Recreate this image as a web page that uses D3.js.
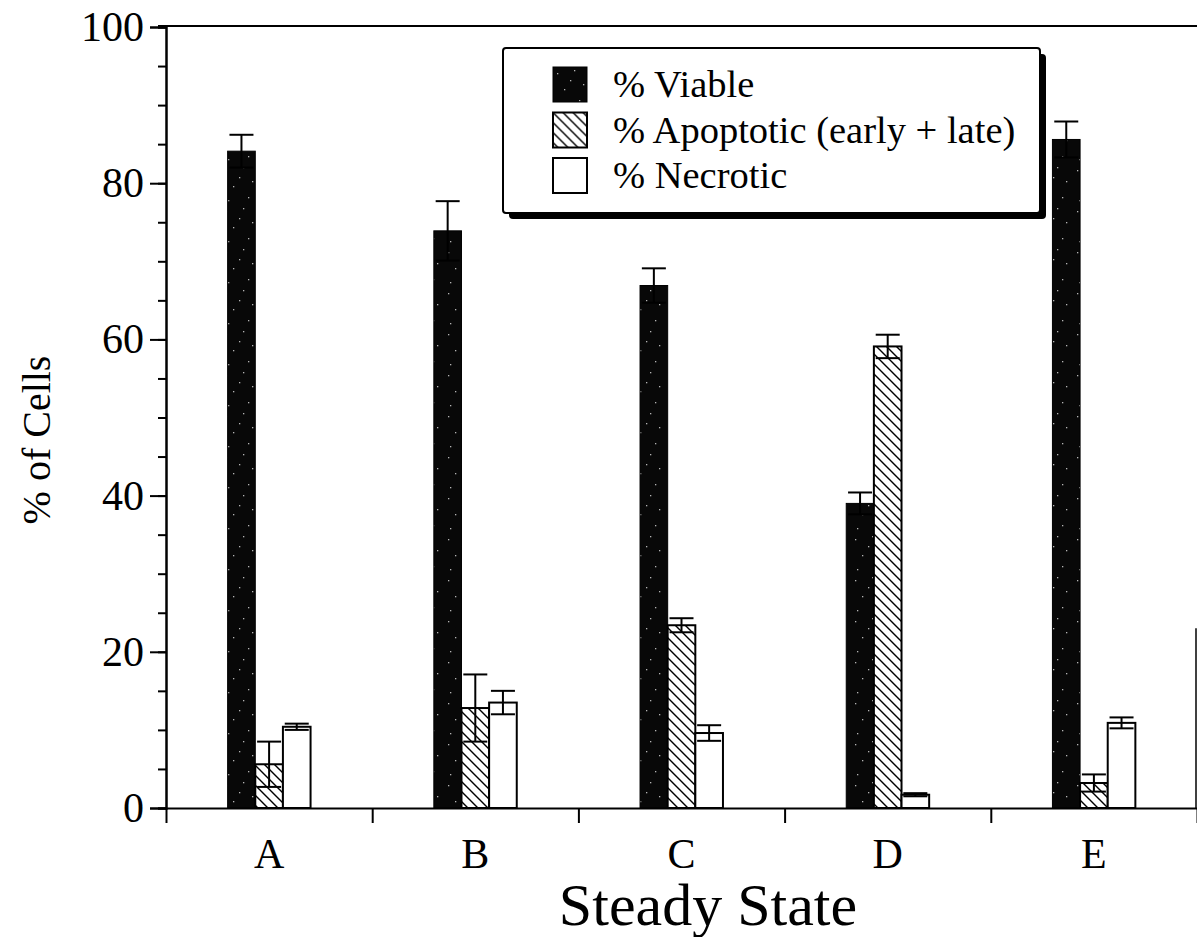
<!DOCTYPE html>
<html>
<head>
<meta charset="utf-8">
<script src="https://cdn.jsdelivr.net/npm/d3@7"></script>
<style>
  body { margin: 0; background: #fff; }
  svg { display: block; font-family: "Liberation Serif", "Times New Roman", serif; }
</style>
</head>
<body>
<svg id="chart" width="1197" height="937"></svg>
<script>
// --- data ---
var states = ["A", "B", "C", "D", "E"];
var seriesNames = ["% Viable", "% Apoptotic (early + late)", "% Necrotic"];
var viable     = [84.1, 73.9, 66.9, 39.0, 85.6];
var viableErr  = [2.1, 3.8, 2.2, 1.4, 2.3];
var apoptotic    = [5.6, 12.8, 23.4, 59.1, 3.2];
var apoptoticErr = [2.9, 4.3, 0.9, 1.5, 1.1];
var necrotic    = [10.4, 13.5, 9.6, 1.7, 10.9];
var necroticErr = [0.4, 1.5, 1.0, 0.2, 0.7];
var yTicks = [0, 20, 40, 60, 80, 100];

var svg = d3.select("#chart");
var mLeft = 166, mRight = 1197, mTop = 27, mBottom = 808;

var x = d3.scaleBand().domain(states).range([mLeft, mRight]);
var xs = d3.scaleBand().domain(d3.range(3)).range([0, x.bandwidth()]).paddingOuter(2.23);
var y = d3.scaleLinear().domain([0, 100]).range([mBottom, mTop]);

// patterns
var defs = svg.append("defs");
var hatch = defs.append("pattern").attr("id", "hatch")
    .attr("patternUnits", "userSpaceOnUse").attr("width", 10).attr("height", 10);
hatch.append("rect").attr("width", 10).attr("height", 10).attr("fill", "#fff");
hatch.append("path").attr("d", "M-2,-2 L12,12 M-2,8 L2,12 M8,-2 L12,2")
    .attr("stroke", "#000").attr("stroke-width", 1.4);

// dark fill with a few light specks, like the scanned print
var speck = defs.append("pattern").attr("id", "speck")
    .attr("patternUnits", "userSpaceOnUse").attr("width", 37).attr("height", 41);
speck.append("rect").attr("width", 37).attr("height", 41).attr("fill", "#080808");
[[4, 6], [21, 3], [30, 17], [11, 22], [26, 33], [6, 36], [17, 13]].forEach(function (p) {
    speck.append("rect").attr("x", p[0]).attr("y", p[1]).attr("width", 1.3).attr("height", 1.3)
        .attr("fill", "#fff").attr("opacity", 0.7);
});

var fills = ["url(#speck)", "url(#hatch)", "#fff"];

var rows = [];
states.forEach(function (s, i) {
    rows.push({ state: s, k: 0, v: viable[i], e: viableErr[i] });
    rows.push({ state: s, k: 1, v: apoptotic[i], e: apoptoticErr[i] });
    rows.push({ state: s, k: 2, v: necrotic[i], e: necroticErr[i] });
});

// frame bits
svg.append("line").attr("x1", mLeft - 8).attr("x2", mRight).attr("y1", y(100) - 1).attr("y2", y(100) - 1)
    .attr("stroke", "#000").attr("stroke-width", 2);
svg.append("line").attr("x1", mRight - 1).attr("x2", mRight - 1).attr("y1", y(23)).attr("y2", y(0))
    .attr("stroke", "#000").attr("stroke-width", 1.5);

// bars
var g = svg.append("g");
g.selectAll("rect.bar").data(rows).join("rect").attr("class", "bar")
    .attr("x", function (d) { return x(d.state) + xs(d.k); })
    .attr("width", xs.bandwidth())
    .attr("y", function (d) { return y(d.v); })
    .attr("height", function (d) { return y(0) - y(d.v); })
    .attr("fill", function (d) { return fills[d.k]; })
    .attr("stroke", "#000").attr("stroke-width", function (d) { return d.k === 0 ? 1 : 2; });

// error bars (both directions)
var eb = g.selectAll("g.err").data(rows).join("g").attr("class", "err")
    .attr("transform", function (d) { return "translate(" + (x(d.state) + xs(d.k) + xs.bandwidth() / 2) + ",0)"; });
eb.append("line").attr("y1", function (d) { return y(d.v + d.e); })
    .attr("y2", function (d) { return y(Math.max(0, d.v - d.e)); })
    .attr("stroke", "#000").attr("stroke-width", 2);
eb.append("line").attr("x1", -12).attr("x2", 12)
    .attr("y1", function (d) { return y(d.v + d.e); }).attr("y2", function (d) { return y(d.v + d.e); })
    .attr("stroke", "#000").attr("stroke-width", 2);
eb.append("line").attr("x1", -12).attr("x2", 12)
    .attr("y1", function (d) { return y(Math.max(0, d.v - d.e)); }).attr("y2", function (d) { return y(Math.max(0, d.v - d.e)); })
    .attr("stroke", "#000").attr("stroke-width", 2);

// y axis
svg.append("g").attr("transform", "translate(" + mLeft + ",0)")
    .call(d3.axisLeft(y).tickValues(d3.range(0, 101, 5)).tickSize(8).tickFormat(""));
var yAxis = svg.append("g").attr("transform", "translate(" + mLeft + ",0)")
    .call(d3.axisLeft(y).tickValues(yTicks).tickSize(16).tickPadding(6));
yAxis.selectAll("text").attr("font-size", 42).attr("font-family", "Liberation Serif").attr("fill", "#000");
svg.selectAll(".domain, .tick line").attr("stroke", "#000").attr("stroke-width", 2);

// x axis
var xEdge = d3.scaleLinear().domain([0, states.length]).range([mLeft, mRight]);
svg.append("g").attr("transform", "translate(0," + mBottom + ")")
    .call(d3.axisBottom(xEdge).tickValues(d3.range(0, states.length + 1)).tickSize(15).tickFormat("").tickSizeOuter(0))
    .selectAll("line, path").attr("stroke", "#000").attr("stroke-width", 2);
var xAxis = svg.append("g").attr("transform", "translate(0," + mBottom + ")")
    .call(d3.axisBottom(x).tickSize(0).tickPadding(30));
xAxis.select(".domain").remove();
xAxis.selectAll("text").attr("font-size", 42).attr("font-family", "Liberation Serif").attr("fill", "#000");

// titles
svg.append("text").attr("x", 708).attr("y", 925).attr("text-anchor", "middle")
    .attr("font-size", 60).text("Steady State");
svg.append("text").attr("transform", "translate(50,440) rotate(-90)").attr("text-anchor", "middle")
    .attr("font-size", 40).text("% of Cells");

// legend
var lg = svg.append("g").attr("transform", "translate(503,48)");
lg.append("rect").attr("x", 6).attr("y", 6).attr("width", 537).attr("height", 165).attr("rx", 4).attr("fill", "#000");
lg.append("rect").attr("x", 0).attr("y", 0).attr("width", 537).attr("height", 165).attr("rx", 3)
    .attr("fill", "#fff").attr("stroke", "#000").attr("stroke-width", 2);
var items = lg.selectAll("g.item").data(seriesNames).join("g").attr("class", "item")
    .attr("transform", function (d, i) { return "translate(50," + (19 + i * 45.5) + ")"; });
items.append("rect").attr("width", 34).attr("height", 35)
    .attr("fill", function (d, i) { return fills[i]; })
    .attr("stroke", "#000").attr("stroke-width", function (d, i) { return i === 0 ? 1 : 2; });
items.append("text").attr("x", 60).attr("y", 30).attr("font-size", 38.5).text(function (d) { return d; });
</script>
</body>
</html>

◆ SHORT TASK
Repeat the data exactly, dropping every picture it holds.

◆ TASK SOLUTION
Recreate this image as a web page that uses D3.js.
<!DOCTYPE html>
<html>
<head>
<meta charset="utf-8">
<script src="https://cdn.jsdelivr.net/npm/d3@7"></script>
<style>
  body { margin: 0; background: #fff; }
  svg { display: block; font-family: "Liberation Serif", "Times New Roman", serif; }
</style>
</head>
<body>
<svg id="chart" width="1197" height="937"></svg>
<script>
// --- data ---
var states = ["A", "B", "C", "D", "E"];
var seriesNames = ["% Viable", "% Apoptotic (early + late)", "% Necrotic"];
var viable     = [84.1, 73.9, 66.9, 39.0, 85.6];
var viableErr  = [2.1, 3.8, 2.2, 1.4, 2.3];
var apoptotic    = [5.6, 12.8, 23.4, 59.1, 3.2];
var apoptoticErr = [2.9, 4.3, 0.9, 1.5, 1.1];
var necrotic    = [10.4, 13.5, 9.6, 1.7, 10.9];
var necroticErr = [0.4, 1.5, 1.0, 0.2, 0.7];
var yTicks = [0, 20, 40, 60, 80, 100];

var svg = d3.select("#chart");
var mLeft = 166, mRight = 1197, mTop = 27, mBottom = 808;

var x = d3.scaleBand().domain(states).range([mLeft, mRight]);
var xs = d3.scaleBand().domain(d3.range(3)).range([0, x.bandwidth()]).paddingOuter(2.23);
var y = d3.scaleLinear().domain([0, 100]).range([mBottom, mTop]);

// patterns
var defs = svg.append("defs");
var hatch = defs.append("pattern").attr("id", "hatch")
    .attr("patternUnits", "userSpaceOnUse").attr("width", 10).attr("height", 10);
hatch.append("rect").attr("width", 10).attr("height", 10).attr("fill", "#fff");
hatch.append("path").attr("d", "M-2,-2 L12,12 M-2,8 L2,12 M8,-2 L12,2")
    .attr("stroke", "#000").attr("stroke-width", 1.4);

// dark fill with a few light specks, like the scanned print
var speck = defs.append("pattern").attr("id", "speck")
    .attr("patternUnits", "userSpaceOnUse").attr("width", 37).attr("height", 41);
speck.append("rect").attr("width", 37).attr("height", 41).attr("fill", "#080808");
[[4, 6], [21, 3], [30, 17], [11, 22], [26, 33], [6, 36], [17, 13]].forEach(function (p) {
    speck.append("rect").attr("x", p[0]).attr("y", p[1]).attr("width", 1.3).attr("height", 1.3)
        .attr("fill", "#fff").attr("opacity", 0.7);
});

var fills = ["url(#speck)", "url(#hatch)", "#fff"];

var rows = [];
states.forEach(function (s, i) {
    rows.push({ state: s, k: 0, v: viable[i], e: viableErr[i] });
    rows.push({ state: s, k: 1, v: apoptotic[i], e: apoptoticErr[i] });
    rows.push({ state: s, k: 2, v: necrotic[i], e: necroticErr[i] });
});

// frame bits
svg.append("line").attr("x1", mLeft - 8).attr("x2", mRight).attr("y1", y(100) - 1).attr("y2", y(100) - 1)
    .attr("stroke", "#000").attr("stroke-width", 2);
svg.append("line").attr("x1", mRight - 1).attr("x2", mRight - 1).attr("y1", y(23)).attr("y2", y(0))
    .attr("stroke", "#000").attr("stroke-width", 1.5);

// bars
var g = svg.append("g");
g.selectAll("rect.bar").data(rows).join("rect").attr("class", "bar")
    .attr("x", function (d) { return x(d.state) + xs(d.k); })
    .attr("width", xs.bandwidth())
    .attr("y", function (d) { return y(d.v); })
    .attr("height", function (d) { return y(0) - y(d.v); })
    .attr("fill", function (d) { return fills[d.k]; })
    .attr("stroke", "#000").attr("stroke-width", function (d) { return d.k === 0 ? 1 : 2; });

// error bars (both directions)
var eb = g.selectAll("g.err").data(rows).join("g").attr("class", "err")
    .attr("transform", function (d) { return "translate(" + (x(d.state) + xs(d.k) + xs.bandwidth() / 2) + ",0)"; });
eb.append("line").attr("y1", function (d) { return y(d.v + d.e); })
    .attr("y2", function (d) { return y(Math.max(0, d.v - d.e)); })
    .attr("stroke", "#000").attr("stroke-width", 2);
eb.append("line").attr("x1", -12).attr("x2", 12)
    .attr("y1", function (d) { return y(d.v + d.e); }).attr("y2", function (d) { return y(d.v + d.e); })
    .attr("stroke", "#000").attr("stroke-width", 2);
eb.append("line").attr("x1", -12).attr("x2", 12)
    .attr("y1", function (d) { return y(Math.max(0, d.v - d.e)); }).attr("y2", function (d) { return y(Math.max(0, d.v - d.e)); })
    .attr("stroke", "#000").attr("stroke-width", 2);

// y axis
svg.append("g").attr("transform", "translate(" + mLeft + ",0)")
    .call(d3.axisLeft(y).tickValues(d3.range(0, 101, 5)).tickSize(8).tickFormat(""));
var yAxis = svg.append("g").attr("transform", "translate(" + mLeft + ",0)")
    .call(d3.axisLeft(y).tickValues(yTicks).tickSize(16).tickPadding(6));
yAxis.selectAll("text").attr("font-size", 42).attr("font-family", "Liberation Serif").attr("fill", "#000");
svg.selectAll(".domain, .tick line").attr("stroke", "#000").attr("stroke-width", 2);

// x axis
var xEdge = d3.scaleLinear().domain([0, states.length]).range([mLeft, mRight]);
svg.append("g").attr("transform", "translate(0," + mBottom + ")")
    .call(d3.axisBottom(xEdge).tickValues(d3.range(0, states.length + 1)).tickSize(15).tickFormat("").tickSizeOuter(0))
    .selectAll("line, path").attr("stroke", "#000").attr("stroke-width", 2);
var xAxis = svg.append("g").attr("transform", "translate(0," + mBottom + ")")
    .call(d3.axisBottom(x).tickSize(0).tickPadding(30));
xAxis.select(".domain").remove();
xAxis.selectAll("text").attr("font-size", 42).attr("font-family", "Liberation Serif").attr("fill", "#000");

// titles
svg.append("text").attr("x", 708).attr("y", 925).attr("text-anchor", "middle")
    .attr("font-size", 60).text("Steady State");
svg.append("text").attr("transform", "translate(50,440) rotate(-90)").attr("text-anchor", "middle")
    .attr("font-size", 40).text("% of Cells");

// legend
var lg = svg.append("g").attr("transform", "translate(503,48)");
lg.append("rect").attr("x", 6).attr("y", 6).attr("width", 537).attr("height", 165).attr("rx", 4).attr("fill", "#000");
lg.append("rect").attr("x", 0).attr("y", 0).attr("width", 537).attr("height", 165).attr("rx", 3)
    .attr("fill", "#fff").attr("stroke", "#000").attr("stroke-width", 2);
var items = lg.selectAll("g.item").data(seriesNames).join("g").attr("class", "item")
    .attr("transform", function (d, i) { return "translate(50," + (19 + i * 45.5) + ")"; });
items.append("rect").attr("width", 34).attr("height", 35)
    .attr("fill", function (d, i) { return fills[i]; })
    .attr("stroke", "#000").attr("stroke-width", function (d, i) { return i === 0 ? 1 : 2; });
items.append("text").attr("x", 60).attr("y", 30).attr("font-size", 38.5).text(function (d) { return d; });
</script>
</body>
</html>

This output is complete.